Anyway… I came across a pretty negative review of jME and I'd like if some of you jME gurus could break it down and give your own opinions/rebuttals/comments. Whoever wrote this seems to know what he's talking about, but it was written in 08.
I would assume that the glowing reviews come from people who have either not used another game engine, or who are so desperate for anything Java, that they're willing to put up with any crap, as long as they can (slowly) render a model to the screen.
I've used it, and it does not hold up to engines like Ogre3D, or OpenSceneGraph, or even Torque Game Engine. Some problems:
1) There is no way to get skinned animation into the engine. The developers apparently have a COLLADA exporter script that they use internally, but have not released. Regular COLLDA animations are not recognized by the importer.

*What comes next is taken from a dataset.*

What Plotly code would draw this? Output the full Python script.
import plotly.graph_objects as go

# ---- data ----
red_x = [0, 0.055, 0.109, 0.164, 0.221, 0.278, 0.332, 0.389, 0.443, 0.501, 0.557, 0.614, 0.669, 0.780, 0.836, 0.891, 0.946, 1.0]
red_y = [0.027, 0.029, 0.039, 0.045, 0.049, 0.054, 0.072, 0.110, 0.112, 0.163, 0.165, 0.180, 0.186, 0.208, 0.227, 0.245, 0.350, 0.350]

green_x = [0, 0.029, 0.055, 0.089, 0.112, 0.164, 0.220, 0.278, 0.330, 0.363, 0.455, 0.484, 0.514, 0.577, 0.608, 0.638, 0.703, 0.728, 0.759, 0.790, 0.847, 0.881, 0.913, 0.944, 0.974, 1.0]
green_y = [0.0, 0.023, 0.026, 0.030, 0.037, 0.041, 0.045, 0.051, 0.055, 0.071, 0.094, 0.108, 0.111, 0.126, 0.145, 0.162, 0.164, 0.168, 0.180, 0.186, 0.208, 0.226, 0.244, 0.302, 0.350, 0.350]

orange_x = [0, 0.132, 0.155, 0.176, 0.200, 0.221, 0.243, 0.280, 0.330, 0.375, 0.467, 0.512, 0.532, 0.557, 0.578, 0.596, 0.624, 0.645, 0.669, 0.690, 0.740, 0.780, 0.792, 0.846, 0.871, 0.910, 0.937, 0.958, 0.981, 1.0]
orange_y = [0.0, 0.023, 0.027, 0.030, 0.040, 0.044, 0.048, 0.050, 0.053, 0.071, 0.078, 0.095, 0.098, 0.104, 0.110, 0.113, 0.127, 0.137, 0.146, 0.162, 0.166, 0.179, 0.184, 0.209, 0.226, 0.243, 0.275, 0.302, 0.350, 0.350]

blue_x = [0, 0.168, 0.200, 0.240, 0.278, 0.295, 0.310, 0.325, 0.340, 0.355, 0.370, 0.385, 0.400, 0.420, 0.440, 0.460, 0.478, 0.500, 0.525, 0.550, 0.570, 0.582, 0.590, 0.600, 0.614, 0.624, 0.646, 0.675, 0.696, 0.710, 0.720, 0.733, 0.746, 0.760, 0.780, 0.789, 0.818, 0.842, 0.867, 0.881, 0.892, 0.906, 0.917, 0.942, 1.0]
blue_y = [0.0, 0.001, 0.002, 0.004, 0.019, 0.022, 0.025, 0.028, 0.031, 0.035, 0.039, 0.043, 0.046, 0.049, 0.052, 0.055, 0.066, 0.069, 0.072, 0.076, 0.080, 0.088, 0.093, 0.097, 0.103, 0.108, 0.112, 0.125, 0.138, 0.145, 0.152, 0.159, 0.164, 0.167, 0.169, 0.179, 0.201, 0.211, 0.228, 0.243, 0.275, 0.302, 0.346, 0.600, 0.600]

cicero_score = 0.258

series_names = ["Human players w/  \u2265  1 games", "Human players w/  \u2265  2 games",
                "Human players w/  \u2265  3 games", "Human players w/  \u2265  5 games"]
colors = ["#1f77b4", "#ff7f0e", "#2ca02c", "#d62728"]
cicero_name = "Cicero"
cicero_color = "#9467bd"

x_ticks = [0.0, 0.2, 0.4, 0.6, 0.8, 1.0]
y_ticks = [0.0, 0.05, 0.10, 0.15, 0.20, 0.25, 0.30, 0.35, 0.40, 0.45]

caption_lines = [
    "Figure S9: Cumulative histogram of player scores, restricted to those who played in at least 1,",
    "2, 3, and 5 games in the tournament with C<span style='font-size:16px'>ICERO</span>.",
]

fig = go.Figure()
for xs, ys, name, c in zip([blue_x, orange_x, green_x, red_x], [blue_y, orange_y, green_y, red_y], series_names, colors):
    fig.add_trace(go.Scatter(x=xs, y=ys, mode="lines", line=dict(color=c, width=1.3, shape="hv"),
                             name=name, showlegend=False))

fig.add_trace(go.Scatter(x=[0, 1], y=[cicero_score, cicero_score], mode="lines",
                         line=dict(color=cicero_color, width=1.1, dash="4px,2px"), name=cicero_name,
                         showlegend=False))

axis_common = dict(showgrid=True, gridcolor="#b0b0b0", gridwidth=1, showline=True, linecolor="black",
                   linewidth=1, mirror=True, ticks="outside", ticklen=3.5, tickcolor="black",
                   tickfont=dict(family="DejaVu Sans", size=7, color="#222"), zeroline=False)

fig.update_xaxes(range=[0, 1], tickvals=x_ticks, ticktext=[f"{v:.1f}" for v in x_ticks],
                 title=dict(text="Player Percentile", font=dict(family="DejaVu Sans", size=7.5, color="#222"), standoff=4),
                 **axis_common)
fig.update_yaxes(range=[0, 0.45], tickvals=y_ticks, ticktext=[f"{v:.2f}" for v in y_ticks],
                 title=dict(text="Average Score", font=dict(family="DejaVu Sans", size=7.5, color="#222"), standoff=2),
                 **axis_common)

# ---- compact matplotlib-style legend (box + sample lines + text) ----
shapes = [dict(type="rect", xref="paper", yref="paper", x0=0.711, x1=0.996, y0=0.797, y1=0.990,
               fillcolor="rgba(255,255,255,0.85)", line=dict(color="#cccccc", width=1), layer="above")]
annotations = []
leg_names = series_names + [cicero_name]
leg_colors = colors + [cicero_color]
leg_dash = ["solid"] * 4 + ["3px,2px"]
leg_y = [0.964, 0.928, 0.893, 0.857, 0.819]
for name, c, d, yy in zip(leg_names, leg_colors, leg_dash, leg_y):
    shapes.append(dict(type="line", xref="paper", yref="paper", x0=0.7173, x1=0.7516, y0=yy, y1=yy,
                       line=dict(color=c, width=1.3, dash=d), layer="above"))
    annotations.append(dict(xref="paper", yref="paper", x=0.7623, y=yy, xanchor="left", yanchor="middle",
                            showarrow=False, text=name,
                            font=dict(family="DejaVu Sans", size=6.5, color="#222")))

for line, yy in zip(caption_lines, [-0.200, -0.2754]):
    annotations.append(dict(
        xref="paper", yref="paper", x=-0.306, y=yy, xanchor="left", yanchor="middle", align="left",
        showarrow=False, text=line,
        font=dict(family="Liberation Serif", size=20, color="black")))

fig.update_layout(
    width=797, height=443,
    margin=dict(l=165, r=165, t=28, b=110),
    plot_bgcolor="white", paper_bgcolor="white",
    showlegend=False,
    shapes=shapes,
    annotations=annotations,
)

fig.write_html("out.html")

2) The other importers are all crappy. It seems par for the course that they only support a single mesh, or a single texture, or no animation, or all three.
3) The internal data structures in jME show no understanding of rendering hardware. Colors are expanded to 16 bytes. Vertices are stored with one vertex buffer per channel, not as interleaved data. Each separate subset of a mesh is stored as a totally separate mesh, with separate buffers. The list goes on.
4) Originally, jME didn't even support instancing of meshes. Each tree in a forest would have its own multiple vertex buffers. To support instancing, they added a special "instancing node" which gets passed the regular mesh scene graph node. This example shows that the implementation is made by people who haven't done scene graphs before, and there are lots more.
5) The community likes patting itself on the back, but more importantly, it doesn't make any distinction between "good" or "bad." Even if code is totally broken and doesn't do anything near what it's supposed to do, you'll be hard pressed to get a "oh, that's bad" out of them. And even some basic things, like matrices and quaternions, have bugs in them.
6) The design of the scene graph is taken from Dave Eberly's "Wild Magic" books -- version 2. Dave himself is up to version 4. However, where Dave has good implementation (even if I don't like his design), jME hasn't, and it hasn't kept up to date with the many improvements that have happend in versions 3 and 4.
So, it may be true that jME is the best open engine that is out there for Java. That means that 3D games using an open Java engine are in a pretty poor state. You'll be better off wrapping something real, even if you have to write your own JNI bindings. (The Multiverse people wrapping Ogre3D come to mind as an alternative)
If your goal is just a good game engine, and you don't require Java, run as far away as you can -- it's not worth the time spent trying to understand how limited this engine is. Or prepare to spend significant effort to bring it up to snuff -- which probably is easier than starting your own from scratch, if that's the alternative.